Quatre sous-marins nucléaires lanceurs d'engins (SNLE) assurent la dissuasion nucléaire française - outre les bombardiers stratégiques -, se relayant selon une feuille de route secrète.
Pour les 110 membres d'équipage du sous-marin Vigilant, un long huis clos commence dès que l'imposante silhouette quitte son port d'attache de l'Ile Longue à l'ouest de la France.
D'ultimes tests en surface, puis vient l'affirmation: "Bâtiment paré à plonger !", annonce un officier au commandement rassemblé dans le Central opérations, entre périscope et écrans sonar.
La concentration est maximale. "Alerte 23 mètres... début de plongée!". Le barreur appuie sur son manche, l'écume de la mer claque une dernière fois sur la coque. Le submersible plonge avec ses 16 missiles stratégiques, soit 1.000 fois la bombe utilisée à Hiroshima.
"Bâtiment étanche à 38 mètres". Le sous-marin a passé l'épreuve de l'eau. La patrouille commence, par plus de 300 mètres. A quelle profondeur exactement ? Secret Défense. Tout comme l'identité des membres d'équipage.
"On se dilue dans l'océan. Personne ne doit savoir où on est", résume le commandant Cyril de Jaurias, 45 ans et plus de 20.000 heures de plongée derrière lui.
Et si un jour ?
Celui qu'on appelle le pacha - une tradition française pour les commandants de navires - est le seul détenteur, avec son second, du code présidentiel de mise à feu.
"Mon autorité, je la reçois du président de la République et de lui seul. Il peut donner un ordre à moi et à moi seulement", relève-t-il.
Pour se préparer à cette mission improbable - la dissuasion vise à bannir le feu nucléaire sous la menace d'une riposte tout aussi destructrice - l'équipage simule régulièrement des tirs.
Sur les écrans, chaque ouverture de tube, chaque départ de missile apparaît alors, crûment. A cet instant précis, l'apocalypse semble à portée de main.
"Il faut que chacun se pose la question +et si un jour on devait tirer ?+. Si je ne suis pas capable d'aller au bout, j'arrêterai. Quelqu'un qui répondrait +non+ n'a rien à faire ici", concède dans le poste missiles le marin William (par sécurité, les marins ne donnent que leur prénom).
Au quotidien, les hommes du Vigilant - les premières femmes ne seront admises qu'en 2017 en France à bord des sous-marins - doivent aussi apprendre à vivre en autarcie complète, sans nouvelles des leurs, ou presque.

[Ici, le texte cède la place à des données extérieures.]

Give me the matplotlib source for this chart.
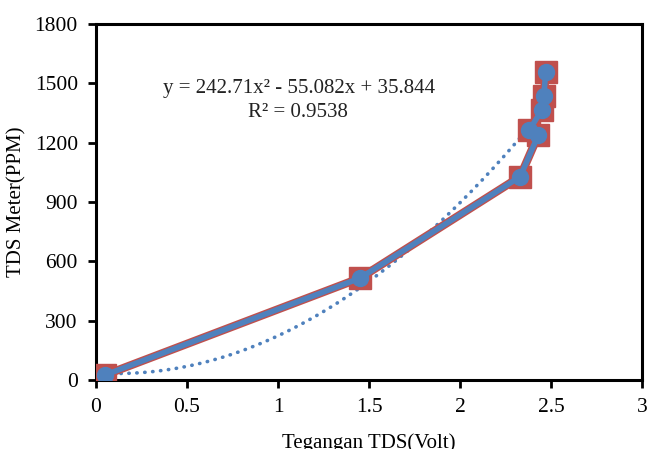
import numpy as np
import matplotlib
matplotlib.use('agg')
import matplotlib.pyplot as plt

# measured data (volt vs ppm)
volt = [0.05, 1.45, 2.33, 2.43, 2.38, 2.45, 2.46, 2.47]
ppm = [25, 515, 1028, 1240, 1265, 1365, 1435, 1555]

# trendline from the chart's displayed equation
coef = [242.71, -55.082, 35.844]
trend_range = [0.05, 2.33]

xticks = [0, 0.5, 1, 1.5, 2, 2.5, 3]
xticklabels = ['0', '0.5', '1', '1.5', '2', '2.5', '3']
yticks = [0, 300, 600, 900, 1200, 1500, 1800]

plt.rcParams['font.family'] = ['Liberation Serif', 'DejaVu Serif']

fig = plt.figure(figsize=(6.48, 4.49), dpi=100)
ax = fig.add_axes([0.148, 0.1537, 0.843, 0.7928])

# trendline (dotted)
xt = np.linspace(trend_range[0], trend_range[1], 200)
ax.plot(xt, np.polyval(coef, xt), color='#4F81BD', lw=2.6, ls=(0, (0.1, 2.1)),
        dash_capstyle='round', zorder=2)

# red series underneath, blue on top
ax.plot(volt, ppm, color='#C0504D', lw=6, marker='s', ms=15.5,
        mec='#C0504D', mfc='#C0504D', zorder=3)
ax.plot(volt, ppm, color='#4F81BD', lw=4, marker='o', ms=11.5,
        mec='#4F81BD', mfc='#4F81BD', zorder=4)

ax.set_xlim(0, 3)
ax.set_ylim(0, 1800)
ax.set_xticks(xticks)
ax.set_xticklabels(xticklabels)
ax.set_yticks(yticks)
ax.tick_params(direction='out', length=6, width=2, labelsize=15.5)
ax.tick_params(axis='x', pad=7)
ax.tick_params(axis='y', pad=7)
for s in ax.spines.values():
    s.set_linewidth(2.2)

ax.set_xlabel('Tegangan TDS(Volt)', fontsize=15, labelpad=12)
ax.set_ylabel('TDS Meter(PPM)', fontsize=15, labelpad=6)

ax.text(0.37, 1472, 'y = 242.71x² - 55.082x + 35.844', fontsize=15,
        color='#222222', va='center', ha='left')
ax.text(1.11, 1351, 'R² = 0.9538', fontsize=15, color='#222222',
        va='center', ha='center')

fig.savefig('out.png', dpi=100)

Ils ont droit à un message familial par semaine, 40 mots tout au plus, d'où toute mauvaise nouvelle est bannie. "C'est lu et relu avant de nous arriver", confirme Thomas, 35 ans, boulangier-pâtissier à bord.
Horloge biologique
Les marins ne peuvent rien communiquer en retour. Silence radio complet. "Je dis à ma femme +quand tu n'entends plus parler de moi, tu comptes 70 jours, la fin de la mission devrait être par là+", explique le commandant en second, Philippe.
Catastrophes, drames familiaux, rien ne filtre afin de ne pas déstabiliser l'équipage. En janvier 2015, le pacha n'annonça que trois semaines plus tard à ses hommes la triple attaque jihadiste ayant touché Paris.
Pour gommer toute trace acoustique, véritable signature du sous-marin dans l'eau, chaque bruit est traqué, neutralisé, amorti.
Les 700 tonnes de turbines, pompes et autres équipements dont le puissant ronronnement pourrait être repéré de loin, sont montés sur des suspensions qui permettent d'absorber les vibrations.
Le rituel des poubelles est aussi réglé. Tout ce qui est biodégradable est rejeté à la mer, via un sas spécial. "Il faut tourner tout doucement la manivelle. Souvent je leur dis de tourner moins vite", raconte Philippe.
Dans l'obscurité abyssale, le sous-marin vit à l'heure de Greenwich (GMT) avec petit-déjeuners, déjeuners et dîners calés sur les habitudes françaises.
"Malgré le manque de lumière, l'horloge biologique continue de tourner. Ce qui l'entraîne, ce sont des marqueurs sociaux forts comme manger trois fois par jour", souligne le médecin du bord, Gautier. La bonne chère est de mise. Vins de Bordeaux, viandes rouges, fruits exotiques ou petits fours, rien n'est laissé au hasard, surtout le dimanche.